2016-C-Mc 4, 35-41-samedi 3e semaine ordinaire- vivre sans tempête ?
Année C: samedi de la 3e semaine ordinaire (litco03s.16)
Mc 4, 35-41: tant que tu n'as pas crié, tu n'es pas vraiment en vie
Mais question étonne: quand est-ce qu'un événement devient une tempête ? Pourquoi des événements apparaissent-ils comme des tempêtes alors que d'autres du même ordre n'en sont pas ? Réponse : quand nous n'en comprenons pas le sens. Les tempêtes sont des tempêtes justement parce que nous n'en comprenons pas le sens. Elles deviennent alors insupportables. Absurdes. Incompréhensibles. Si on en comprenait le sens, si nous les choisissions, elles ne seraient plus des tempêtes.
Les tempêtes sont des moments d'épreuve qui ne sont pas spécialement attirants. Il serait morbide de les désirer tant elles entrainent bouleversements et remises en question. Elles cassent le rythme de nos vies. Elles nous placent devant nos fragilités. Nos vulnérabilités intérieures aussi.

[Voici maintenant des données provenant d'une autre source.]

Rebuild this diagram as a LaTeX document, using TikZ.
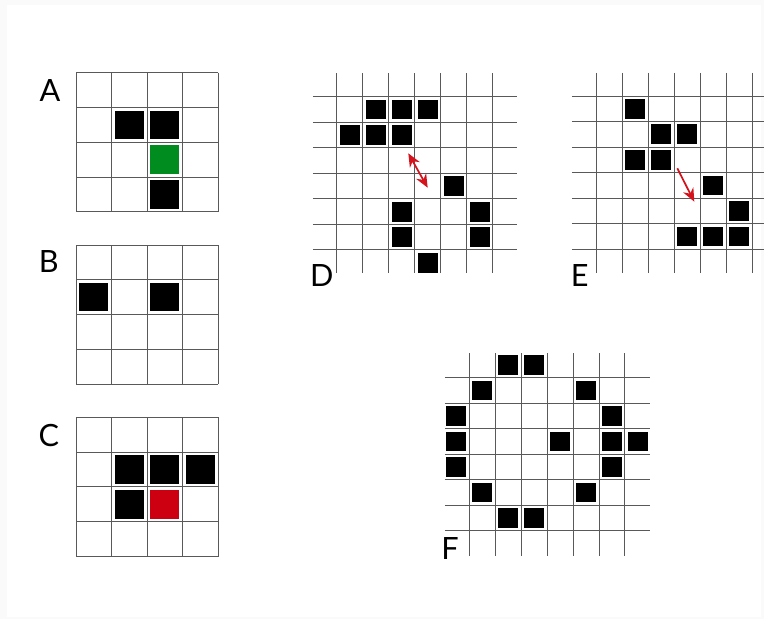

Notre premier regard sur elles est repoussant. Ces moments souffrants, déstabilisants, qu'on ne souhaite à personne, sont pourtant les plus beaux qui puissent nous arriver. La vie ne consiste pas à attendre que l'orage passe, mais à apprendre à danser sous l'orage. Un poète indien, Kabir, écrit : lève-toi et va marcher sous la pluie.
Les tempêtes cachent tout. Contiennent tout. Ouvrent sur un monde meilleur. Ce sont des moments de renaissance. Ça réveille. Elles font mourir des choses en nous, mais ne tuent pas. Il ne faut pas nous débarrasser des tempêtes, c'est impossible, mais nous en détacher. Ce qui semble être un fardeau peut devenir une bénédiction. C'est dans les tempêtes que notre foi grandit et non quand nous surfons sur le haut de la vague.

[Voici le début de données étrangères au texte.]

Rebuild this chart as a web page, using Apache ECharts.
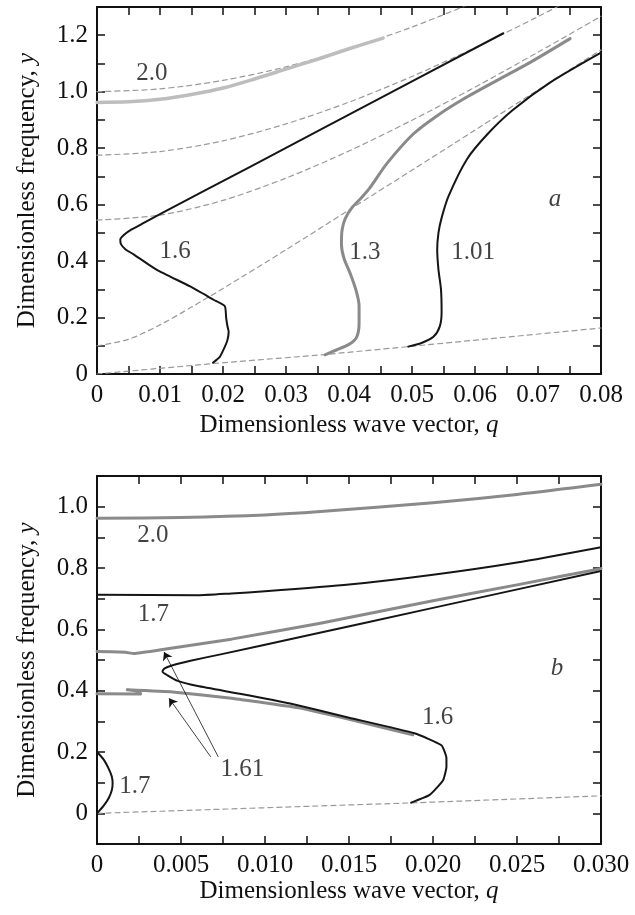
<!DOCTYPE html>
<html>
<head>
<meta charset="utf-8">
<script src="https://cdn.jsdelivr.net/npm/echarts@6/dist/echarts.min.js"></script>
<style>html,body{margin:0;padding:0;background:#fff;}#c{width:635px;height:915px;}</style>
</head>
<body>
<div id="c"></div>
<script>
// ---------- Panel a data: [q, y] ----------
const aDash0 = [[0,0],[0.0184,0.037],[0.0362,0.069],[0.0494,0.097],[0.08,0.163]];
const aDash1 = [[0,0.1],[0.005,0.123],[0.01,0.174],[0.015,0.237],[0.02,0.303],[0.03,0.44],[0.04,0.581],[0.05,0.722],[0.06,0.864],[0.07,1.006],[0.08,1.148]];
const aDash2 = [[0,0.545],[0.01,0.563],[0.02,0.615],[0.03,0.694],[0.04,0.79],[0.05,0.899],[0.06,1.016],[0.07,1.14],[0.08,1.267]];
const aDash3 = [[0,0.775],[0.01,0.788],[0.02,0.826],[0.03,0.886],[0.04,0.963],[0.05,1.054],[0.06,1.156],[0.07,1.266],[0.08,1.382]];
const aDash4 = [[0,1.0],[0.01,1.01],[0.02,1.04],[0.03,1.088],[0.04,1.152],[0.05,1.229],[0.06,1.318]];
const aCurve20 = [[0,0.962],[0.005,0.964],[0.01,0.973],[0.015,0.99],[0.02,1.013],[0.025,1.045],[0.03,1.08],[0.035,1.115],[0.04,1.152],[0.0454,1.19]];
const aCurve16 = [[0.0645,1.207],[0.0354,0.865],[0.0243,0.734],[0.0103,0.570],[0.0075,0.536],[0.0055,0.512],[0.0043,0.493],[0.0037,0.476],[0.0038,0.46],[0.0045,0.442],[0.0058,0.424],[0.0095,0.369],[0.0148,0.31],[0.0185,0.263],[0.0203,0.24],[0.0205,0.2],[0.0207,0.17],[0.0209,0.15],[0.0207,0.12],[0.0203,0.097],[0.0195,0.061],[0.0184,0.04]];
const aCurve13 = [[0.0362,0.068],[0.038,0.085],[0.04,0.105],[0.0412,0.13],[0.0416,0.18],[0.0416,0.24],[0.0412,0.29],[0.0403,0.35],[0.0392,0.41],[0.0388,0.46],[0.0389,0.51],[0.0394,0.55],[0.0405,0.59],[0.042,0.625],[0.0433,0.659],[0.046,0.745],[0.0502,0.85],[0.054,0.915],[0.0581,0.973],[0.0635,1.04],[0.0687,1.103],[0.0751,1.188]];
const aCurve101 = [[0.0494,0.097],[0.0515,0.11],[0.0534,0.132],[0.0544,0.168],[0.0547,0.22],[0.0546,0.3],[0.0542,0.37],[0.054,0.44],[0.0542,0.5],[0.0547,0.553],[0.0558,0.63],[0.0587,0.76],[0.062,0.85],[0.066,0.935],[0.0719,1.032],[0.08,1.138]];
const aLabels = [[0.00873,1.065,'2.0'],[0.0124,0.433,'1.6'],[0.0425,0.43,'1.3'],[0.0597,0.43,'1.01']];
const aLetter = [[0.0727,0.618,'a']];

// ---------- Panel b data: [q, y] ----------
const bDash = [[0,0],[0.0187,0.034],[0.03,0.057]];
const bCurve20 = [[0,0.962],[0.005,0.965],[0.01,0.973],[0.0133,0.984],[0.02,1.013],[0.025,1.04],[0.03,1.073]];
const bCurve17 = [[0,0.713],[0.006,0.711],[0.008,0.717],[0.01,0.724],[0.015,0.746],[0.02,0.778],[0.025,0.818],[0.03,0.868]];
const bCurve161a = [[0,0.528],[0.0017,0.525],[0.0022,0.521],[0.004,0.535],[0.008,0.568],[0.0133,0.62],[0.02,0.693],[0.025,0.745],[0.03,0.798]];
const bCurve161b = [[0,0.39],[0.0026,0.389],[0.0025,0.398],[0.0018,0.403],[0.0045,0.396],[0.008,0.375],[0.0121,0.343],[0.0155,0.30],[0.0188,0.256]];
const bCurve16 = [[0.03,0.79],[0.02,0.67],[0.0121,0.575],[0.0075,0.52],[0.0055,0.497],[0.0045,0.483],[0.004,0.472],[0.0039,0.462],[0.0042,0.45],[0.0048,0.432],[0.006,0.415],[0.0085,0.39],[0.0115,0.358],[0.015,0.312],[0.0189,0.261],[0.0205,0.222],[0.0208,0.18],[0.0208,0.152],[0.0206,0.108],[0.0198,0.06],[0.0187,0.035]];
const bCurve17low = [[0,0.2],[0.0004,0.175],[0.0007,0.145],[0.00088,0.12],[0.00093,0.098],[0.00088,0.075],[0.0007,0.05],[0.0004,0.025],[0,0]];
const bArrows = [[[0.00722,0.184],[0.00399,0.526]],[[0.00677,0.184],[0.00429,0.375]]];
const bLabels = [[0.00333,0.905,'2.0'],[0.00336,0.649,'1.7'],[0.02027,0.312,'1.6'],[0.00866,0.144,'1.61'],[0.00226,0.089,'1.7']];
const bLetter = [[0.02738,0.472,'b']];

// ---------- styling ----------
const FF = "'Liberation Serif', 'Times New Roman', Times, serif";
const FS = 25;
const BLACK = '#151515', MGRAY = '#8a8a8a', LGRAY = '#bdbdbd', DGRAY = '#9a9a9a';

const fmtA_x = v => { const k = Math.round(v/0.005); if (k % 2) return ''; return k === 0 ? '0' : v.toFixed(2); };
const fmtB_x = v => { const k = Math.round(v/0.0025); if (k % 2) return ''; return k === 0 ? '0' : v.toFixed(3); };
const fmtY = v => { const k = Math.round(v*10); if (k < 0 || k % 2) return ''; return k === 0 ? '0' : v.toFixed(1); };

const nameStyle = {fontFamily: FF, fontSize: FS, color: '#111',
  rich: {i: {fontFamily: FF, fontSize: FS, fontStyle: 'italic', color: '#111'}}};
const axLine = {show: true, onZero: false, lineStyle: {color: '#111', width: 2}};
const tick = {show: true, inside: true, length: 8, lineStyle: {color: '#111', width: 1.5}};

function xAxis(grid, pos, max, interval, fmt, name, gap) {
  return {type: 'value', gridIndex: grid, position: pos, min: 0, max: max, interval: interval,
    axisLine: axLine, axisTick: tick, splitLine: {show: false},
    axisLabel: fmt ? {show: true, formatter: fmt, fontFamily: FF, fontSize: FS, color: '#111', margin: 9, showMinLabel: true, showMaxLabel: true} : {show: false},
    name: name || '', nameLocation: 'middle', nameGap: gap || 0, nameTextStyle: nameStyle};
}
function yAxis(grid, pos, min, max, fmt, name, gap) {
  return {type: 'value', gridIndex: grid, position: pos, min: min, max: max, interval: 0.1,
    axisLine: axLine, axisTick: tick, splitLine: {show: false},
    axisLabel: fmt ? {show: true, formatter: fmt, fontFamily: FF, fontSize: FS, color: '#111', margin: 9, showMinLabel: true, showMaxLabel: true} : {show: false},
    name: name || '', nameLocation: 'middle', nameGap: gap || 0, nameRotate: 90, nameTextStyle: nameStyle};
}

function line(data, xi, color, width, dashed, smooth, z) {
  return {type: 'line', xAxisIndex: xi, yAxisIndex: xi, data: data, showSymbol: false, symbol: 'none',
    smooth: smooth, clip: true, z: z || 3, silent: true,
    lineStyle: {color: color, width: width, type: dashed ? [5, 4] : 'solid', cap: 'round', join: 'round'}};
}
function texts(data, xi, italic) {
  return {type: 'scatter', xAxisIndex: xi, yAxisIndex: xi, data: data, symbolSize: 0.1, z: 6, silent: true,
    itemStyle: {color: 'rgba(0,0,0,0)'},
    label: {show: true, position: 'inside', formatter: p => p.value[2], fontFamily: FF, fontSize: FS,
      fontStyle: italic ? 'italic' : 'normal', color: '#111'}};
}

const arrowSeries = line(bDash, 2, DGRAY, 1.2, true, false, 2);
arrowSeries.markLine = {silent: true, animation: false, symbol: ['none', 'arrow'], symbolSize: 8,
  label: {show: false}, lineStyle: {color: '#111', width: 0.8, type: 'solid'},
  data: bArrows.map(a => [{coord: a[0]}, {coord: a[1]}])};

const option = {
  animation: false,
  backgroundColor: '#fff',
  grid: [
    {left: 97, top: 7, width: 504, height: 367},
    {left: 97, top: 476, width: 504, height: 368}
  ],
  xAxis: [
    xAxis(0, 'bottom', 0.08, 0.005, fmtA_x, 'Dimensionless wave vector, {i|q}', 39),
    xAxis(0, 'top', 0.08, 0.005, null),
    xAxis(1, 'bottom', 0.03, 0.0025, fmtB_x, 'Dimensionless wave vector, {i|q}', 26),
    xAxis(1, 'top', 0.03, 0.0025, null)
  ],
  yAxis: [
    yAxis(0, 'left', 0, 1.3, fmtY, 'Dimensionless frequency, {i|y}', 57),
    yAxis(0, 'right', 0, 1.3, null),
    yAxis(1, 'left', -0.1, 1.1, fmtY, 'Dimensionless frequency, {i|y}', 57),
    yAxis(1, 'right', -0.1, 1.1, null)
  ],
  series: [
    line(aDash0, 0, DGRAY, 1.2, true, false, 2),
    line(aDash1, 0, DGRAY, 1.2, true, 0.3, 2),
    line(aDash2, 0, DGRAY, 1.2, true, 0.3, 2),
    line(aDash3, 0, DGRAY, 1.2, true, 0.3, 2),
    line(aDash4, 0, DGRAY, 1.2, true, 0.3, 2),
    line(aCurve20, 0, LGRAY, 3.5, false, 0.3),
    line(aCurve16, 0, BLACK, 2, false, 0.15),
    line(aCurve13, 0, MGRAY, 3, false, 0.25),
    line(aCurve101, 0, BLACK, 2, false, 0.25),
    texts(aLabels, 0, false),
    texts(aLetter, 0, true),
    arrowSeries,
    line(bCurve20, 2, MGRAY, 3, false, 0.3),
    line(bCurve17, 2, BLACK, 2, false, 0.2),
    line(bCurve161a, 2, MGRAY, 3, false, 0.1),
    line(bCurve161b, 2, MGRAY, 3, false, 0.1),
    line(bCurve16, 2, BLACK, 2, false, 0.15, 4),
    line(bCurve17low, 2, BLACK, 2, false, 0.3),
    texts(bLabels, 2, false),
    texts(bLetter, 2, true)
  ]
};
const chart = echarts.init(document.getElementById('c'), null, {renderer: 'canvas'});
chart.setOption(option);
</script>
</body>
</html>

Comment affirmer cela ? En regardant Jésus. Jésus ne montre-t-il pas qu'un champ de bataille, que toute croix peut devenir un autel où tout refleurit autrement. Dans le mot pascal, il y a le mot mort et vie. Jésus n'a pas désiré les tempêtes. Pourtant, il a passé sa vie dans une tempête permanente dont celle de vivre dans un état de pauvreté incompatible avec sa divinité. Au lieu de vivre de l'extérieur son abaissement dans le plus bas, Jésus y a pénétré jusque dans les profondeurs les plus dramatiques, dans les enfers, dit la Bible, celle de la croix. Jésus, comme nous, les a portés en pleines ténèbres (cf. François de Fénelon, XVIIe siècle) tout en s'abandonnant avec confiance à son Père.
Dans la barque, les disciples ne voyaient que d'immenses vagues. Ils étaient inquiets pour leur vie. Que s'est-il passé ? Ils ont fait ce qui est humain, ce que nous faisons quand une tempête nous assaille, qu'elle soit temporelle ou spirituelle. Ils ont appelé à l'aide. Ils ont crié. Ce cri a fait basculer dans la foi des disciples trop accoutumés à Jésus. Leur peur les a fait crier, mais plus forte que la peur, c'est un cri de confiance en quelqu'un qu'ils ont lancé. Un cri d'abandon à quelqu'un. L'abandon est facile quand tout va bien, mais difficile quand ça va mal.
Les maîtres spirituels nous disent: tant que tu n'as pas crié, tu n'as pas vraiment prié. Cette affirmation est très forte. Quand un pauvre crie, Dieu entend. Il le sauve de toutes ses angoisses (Ps 33, 7). Heureux celui qui ne doutera pas dans les moments d'intenses ténèbres. Celui-là ne sombrera pas, car ma main sera étendue sur sa tête,, dit Jésus. À la réponse de Jésus, nous pouvons clamer ce psaume: je bénirai le Seigneur en tout temps, de nuit comme de jour, sa louange étant sans cesse à mes lèvres (Ps 33, 1).
Le message que les disciples nous lancent, ce matin, est double. 1) Dans la tempête s'ouvre le chemin de notre vrai moi, celui de nous en remettre avec confiance à Dieu. 2) En avançant profondément en elle plutôt que de l'affronter en surface, surgit lentement un grand calme.En effet, dit-on, après la pluie, le beau temps; et que les jours se suivent et ne se ressemblent pas. Aussi, au malheur succède une paix relative, voire un véritable bonheur.
Employant le style du pape François, je nous lance cet appel : n'oublions pas la présence de Dieu au coeur des tempêtes. Je termine par cette prière célèbre attribuée à un théologien protestant Niebuhr: donne-moi la sérénité d'accepter les choses que je ne peux changer, le courage de changer les choses que je peux et d'en connaître la différence. AMEN.